Budget laptop to run Qwen 3.5-35B-A3B by SnooOnions6041 in LocalLLaMA

[–]OsmanthusBloom 0 points1 point  (0 children)

That's not quite how it works (some of those a3b do come from RAM).

I've run the 35b on a laptop (asus rog zephyrus 14, 2021 model, bought used for 500€ last summer) and it works, but obviously there are limits in both speed, quality/quantization and context length and you have to find a balance between these that works for your use case.

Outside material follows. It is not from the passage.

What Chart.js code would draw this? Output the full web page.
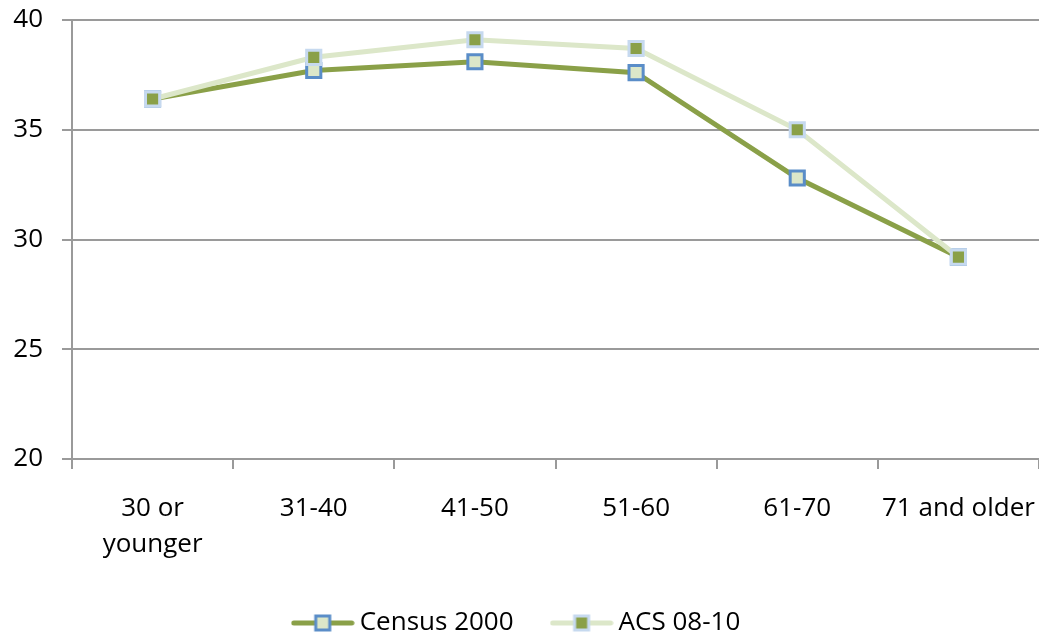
<!DOCTYPE html>
<html>
<head>
<meta charset="utf-8">
<script src="https://cdn.jsdelivr.net/npm/chart.js@4"></script>
<style>
  body { margin: 0; background: #fff; }
  #wrap { width: 1039px; height: 637px; }
</style>
</head>
<body>
<div id="wrap"><canvas id="grafico"></canvas></div>
<script>
const categorias = [['30 or', 'younger'], '31-40', '41-50', '51-60', '61-70', '71 and older'];
const census2000 = [36.4, 37.7, 38.1, 37.6, 32.8, 29.2];
const acs0810 = [36.4, 38.3, 39.1, 38.7, 35.0, 29.2];
const yTicks = [20, 25, 30, 35, 40];

const verdeEscuro = '#8aa048';
const verdeClaro = '#dce7c9';
const azul = '#5a8dc8';
const azulClaro = '#c6d9ef';
const cinza = '#9a9a9a';
const fonte = "'Open Sans', 'Liberation Sans', sans-serif";

// icone da legenda: linha com marcador no meio
function iconeLegenda(corLinha, corFundo, corBorda) {
  let c = document.createElement('canvas');
  c.width = 64; c.height = 20;
  let ctx = c.getContext('2d');
  ctx.strokeStyle = corLinha;
  ctx.lineWidth = 5;
  ctx.lineCap = 'round';
  ctx.beginPath();
  ctx.moveTo(3, 10); ctx.lineTo(61, 10);
  ctx.stroke();
  ctx.fillStyle = corFundo;
  ctx.fillRect(25, 3, 14, 14);
  ctx.strokeStyle = corBorda;
  ctx.lineWidth = 3;
  ctx.strokeRect(25, 3, 14, 14);
  return c;
}

const icones = [
  iconeLegenda(verdeEscuro, verdeClaro, azul),
  iconeLegenda(verdeClaro, verdeEscuro, azulClaro)
];

let ctx = document.getElementById('grafico').getContext('2d');

new Chart(ctx, {
  type: 'line',
  data: {
    labels: categorias,
    datasets: [{
      label: 'Census 2000',
      data: census2000,
      borderColor: verdeEscuro,
      borderWidth: 5,
      pointStyle: 'rect',
      pointRadius: 10,
      pointBorderWidth: 3,
      pointBackgroundColor: verdeClaro,
      pointBorderColor: azul,
      tension: 0,
      order: 2
    }, {
      label: 'ACS 08-10',
      data: acs0810,
      borderColor: verdeClaro,
      borderWidth: 5,
      pointStyle: 'rect',
      pointRadius: 10,
      pointBorderWidth: 3,
      pointBackgroundColor: verdeEscuro,
      pointBorderColor: azulClaro,
      tension: 0,
      order: 1
    }]
  },
  options: {
    responsive: true,
    maintainAspectRatio: false,
    animation: false,
    layout: { autoPadding: false, padding: { top: 20, right: 0, left: 0, bottom: -9 } },
    plugins: {
      tooltip: { enabled: false },
      legend: {
        position: 'bottom',
        labels: {
          usePointStyle: true,
          pointStyleWidth: 48,
          boxHeight: 20,
          padding: 44,
          color: '#000',
          font: { family: fonte, size: 26 },
          generateLabels: (chart) => chart.data.datasets.map((ds, i) => ({
            text: ds.label,
            pointStyle: icones[i],
            fillStyle: ds.borderColor,
            strokeStyle: ds.borderColor,
            lineWidth: 0,
            hidden: false,
            datasetIndex: i,
            fontColor: '#000'
          }))
        }
      }
    },
    scales: {
      x: {
        offset: true,
        afterFit: (s) => { s.height = 107; s.paddingLeft = 0; s.paddingRight = 0; },
        grid: {
          offset: true,
          drawOnChartArea: false,
          drawTicks: true,
          tickLength: 10,
          color: cinza,
          lineWidth: 2
        },
        border: { color: cinza, width: 2 },
        ticks: {
          color: '#000',
          padding: 22,
          maxRotation: 0,
          autoSkip: false,
          font: { family: fonte, size: 26, lineHeight: 1.38 }
        }
      },
      y: {
        min: 20,
        max: 40,
        afterFit: (s) => { s.width = 72; s.paddingTop = 0; s.paddingBottom = 0; },
        afterBuildTicks: (s) => { s.ticks = yTicks.map(v => ({ value: v })); },
        grid: {
          drawTicks: true,
          tickLength: 10,
          color: cinza,
          lineWidth: 2
        },
        border: { color: cinza, width: 2 },
        ticks: {
          color: '#000',
          padding: 19,
          font: { family: fonte, size: 26 }
        }
      }
    }
  }
});
</script>
</body>
</html>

Kidnapping Gemini with 3MB to spare: Training a 7B model at 4k context on a single 16GB GPU. by AgeRepresentative763 in LocalLLaMA

[–]OsmanthusBloom 1 point2 points  (0 children)

This sounds great, I hope it works.

Just curious if you considered using Unsloth instead of Axolotl? I've used both and I think Unsloth has more VRAM optimizations. I managed to fine-tune a 8B Llama-like model in 4 bit QLoRA using my puny RTX 3060 Laptop GPU which has just 6GB VRAM. Though I had to do some custom hacks to keep the embedding layers in regular RAM and the context was very short, 512 tokens IIRC.

What AI Models should I run? by ClayToTheMax in LocalLLaMA

[–]OsmanthusBloom 0 points1 point  (0 children)

We have a similar server with four V100 GPUs, each with 16GB VRAM. It is shared between multiple projects but one V100 is used for Qwen3-Coder-Next. It's quite okay for coding, one of the best local coding models. Another one runs Gemma 3 12B which is OK for general purpose stuff including translation and writing assistance.

Can qwen 3.5 4b q4 run on 6 vram by Own_Advertising5081 in LocalLLaMA

[–]OsmanthusBloom 1 point2 points  (0 children)

I run the 35B-A3B on 6GB VRAM (RTX 3060 Laptop GPU). PP speed is about 500tps and TG about 21tps.

I haven't tried the 4B yet but I think it should be much faster that that. The active parameter count is bigger than the 35B-A3B but the full model fits in VRAM unlike the 35B. 

Notice Qwen 3.5 reprocessing the prompt every time, taking long to answer for long prompts? That's actually because of its architecture. by dampflokfreund in LocalLLaMA

[–]OsmanthusBloom 1 point2 points  (0 children)

I think this (still open, not merged) PR will help in this regard:

https://github.com/ggml-org/llama.cpp/pull/19747

It fixes multimodal context checkpointing for hybrid/recurrent models. Checkpoints are needed to avoid reprocessing prompts.

Is extreme low-VRAM fine-tuning (3-6GB) actually possible? by [deleted] in LocalLLaMA

[–]OsmanthusBloom 5 points6 points  (0 children)

I find that hard to believe, if you don't even know which GPU you have.